• REQUIREMENT: Gather the lines from the material that contain "this".

• EXERCISE INPUTS:
▬▬▬▬▬▬▬▬▬▬
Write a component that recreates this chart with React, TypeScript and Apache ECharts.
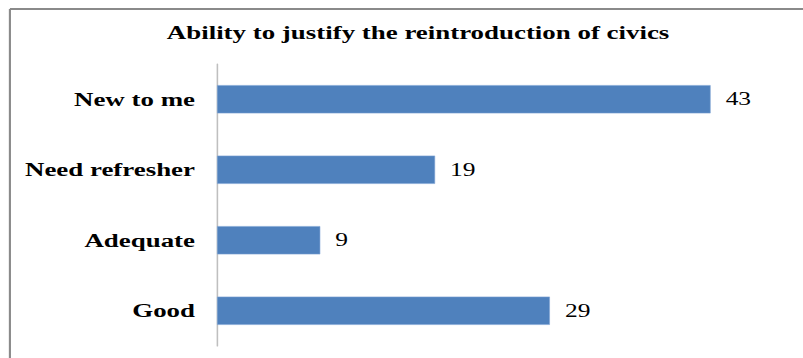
▬▬▬▬▬▬▬▬▬▬
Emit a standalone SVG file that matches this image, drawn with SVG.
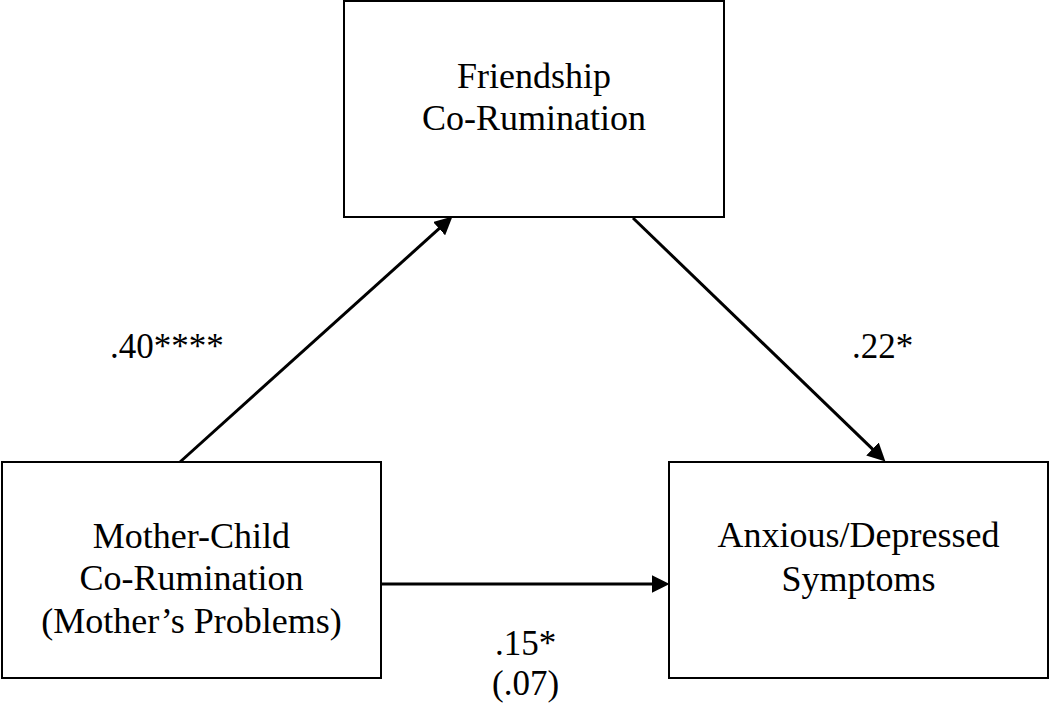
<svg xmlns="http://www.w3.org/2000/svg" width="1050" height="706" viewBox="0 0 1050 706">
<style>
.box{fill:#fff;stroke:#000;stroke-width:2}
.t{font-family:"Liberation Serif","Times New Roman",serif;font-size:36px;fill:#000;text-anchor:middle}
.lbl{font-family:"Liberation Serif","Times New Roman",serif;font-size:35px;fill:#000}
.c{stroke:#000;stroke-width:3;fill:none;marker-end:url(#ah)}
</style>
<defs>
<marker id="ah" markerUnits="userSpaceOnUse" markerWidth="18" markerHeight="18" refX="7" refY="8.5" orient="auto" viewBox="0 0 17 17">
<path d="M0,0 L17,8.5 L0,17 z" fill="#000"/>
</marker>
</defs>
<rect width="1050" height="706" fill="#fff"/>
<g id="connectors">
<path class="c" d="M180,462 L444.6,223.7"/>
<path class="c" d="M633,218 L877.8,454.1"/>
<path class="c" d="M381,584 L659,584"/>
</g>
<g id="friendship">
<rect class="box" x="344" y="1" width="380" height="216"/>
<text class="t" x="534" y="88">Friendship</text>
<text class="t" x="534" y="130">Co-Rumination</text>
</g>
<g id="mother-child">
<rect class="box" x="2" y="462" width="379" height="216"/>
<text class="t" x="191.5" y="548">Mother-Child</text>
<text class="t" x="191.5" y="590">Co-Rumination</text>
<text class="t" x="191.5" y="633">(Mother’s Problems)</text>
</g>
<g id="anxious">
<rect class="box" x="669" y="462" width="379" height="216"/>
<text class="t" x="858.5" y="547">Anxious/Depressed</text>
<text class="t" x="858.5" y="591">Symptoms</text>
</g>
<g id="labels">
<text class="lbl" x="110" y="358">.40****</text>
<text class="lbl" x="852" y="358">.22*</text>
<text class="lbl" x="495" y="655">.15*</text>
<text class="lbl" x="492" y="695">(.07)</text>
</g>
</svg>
▬▬▬▬▬▬▬▬▬▬
• PROBLEM SOLUTION:
Write a component that recreates this chart with React, TypeScript and Apache ECharts.
Emit a standalone SVG file that matches this image, drawn with SVG.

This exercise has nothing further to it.